**Given instruction**. Omit every picture, and retype the lines that run from the beginning of the data below through the line containing "from matplotlib.ticker import MultipleLocator", inclusive.

[Start of Information shown]

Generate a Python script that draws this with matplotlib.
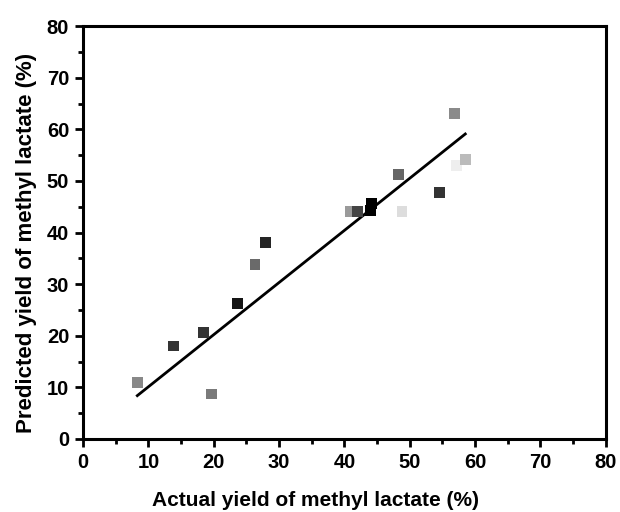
import matplotlib
matplotlib.use("Agg")
import matplotlib.pyplot as plt
from matplotlib.ticker import MultipleLocator

# data
actual = [8.3, 13.8, 18.4, 19.7, 23.6, 26.3, 27.9, 40.9, 42.0, 44.0, 44.1,
          48.3, 48.8, 54.5, 56.8, 57.2, 58.5]
predicted = [11.0, 18.0, 20.6, 8.7, 26.3, 33.8, 38.0, 44.1, 44.1, 44.2, 45.7,
             51.3, 44.1, 47.8, 63.1, 53.0, 54.1]
shades = ["#888888", "#333333", "#333333", "#7a7a7a", "#151515", "#6a6a6a",
          "#252525", "#9a9a9a", "#444444", "#000000", "#000000",
          "#666666", "#dddddd", "#333333", "#8a8a8a", "#eeeeee", "#bbbbbb"]
fit_x = [8.3, 58.5]
fit_y = [8.4, 59.1]

plt.rcParams["font.family"] = ["Liberation Sans", "DejaVu Sans"]
plt.rcParams["font.weight"] = "bold"

fig = plt.figure(figsize=(6.2, 5.12), dpi=100)
ax = fig.add_axes([0.134, 0.1426, 0.843, 0.8064])

ax.scatter(actual, predicted, marker="s", s=60, c=shades, linewidths=0, zorder=3)
ax.plot(fit_x, fit_y, color="black", linewidth=2.0, zorder=2)

ax.set_xlim(0, 80)
ax.set_ylim(0, 80)
ax.xaxis.set_major_locator(MultipleLocator(10))
ax.yaxis.set_major_locator(MultipleLocator(10))
ax.xaxis.set_minor_locator(MultipleLocator(5))
ax.yaxis.set_minor_locator(MultipleLocator(5))
ax.tick_params(which="major", direction="out", length=6, width=2, labelsize=14.5, pad=4)
ax.tick_params(which="minor", direction="out", length=3.5, width=2)
for sp in ax.spines.values():
    sp.set_linewidth(2.2)

ax.set_xlabel("Actual yield of methyl lactate (%)", fontsize=15, fontweight="bold", labelpad=14)
ax.set_ylabel("Predicted yield of methyl lactate (%)", fontsize=16, fontweight="bold", labelpad=7)
# labels sit a little off-centre in the original
ax.xaxis.label.set_x(0.444)
ax.yaxis.label.set_y(0.475)

fig.savefig("out.png", dpi=100)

[End of Information shown]

**Result**.
Generate a Python script that draws this with matplotlib.
import matplotlib
matplotlib.use("Agg")
import matplotlib.pyplot as plt
from matplotlib.ticker import MultipleLocator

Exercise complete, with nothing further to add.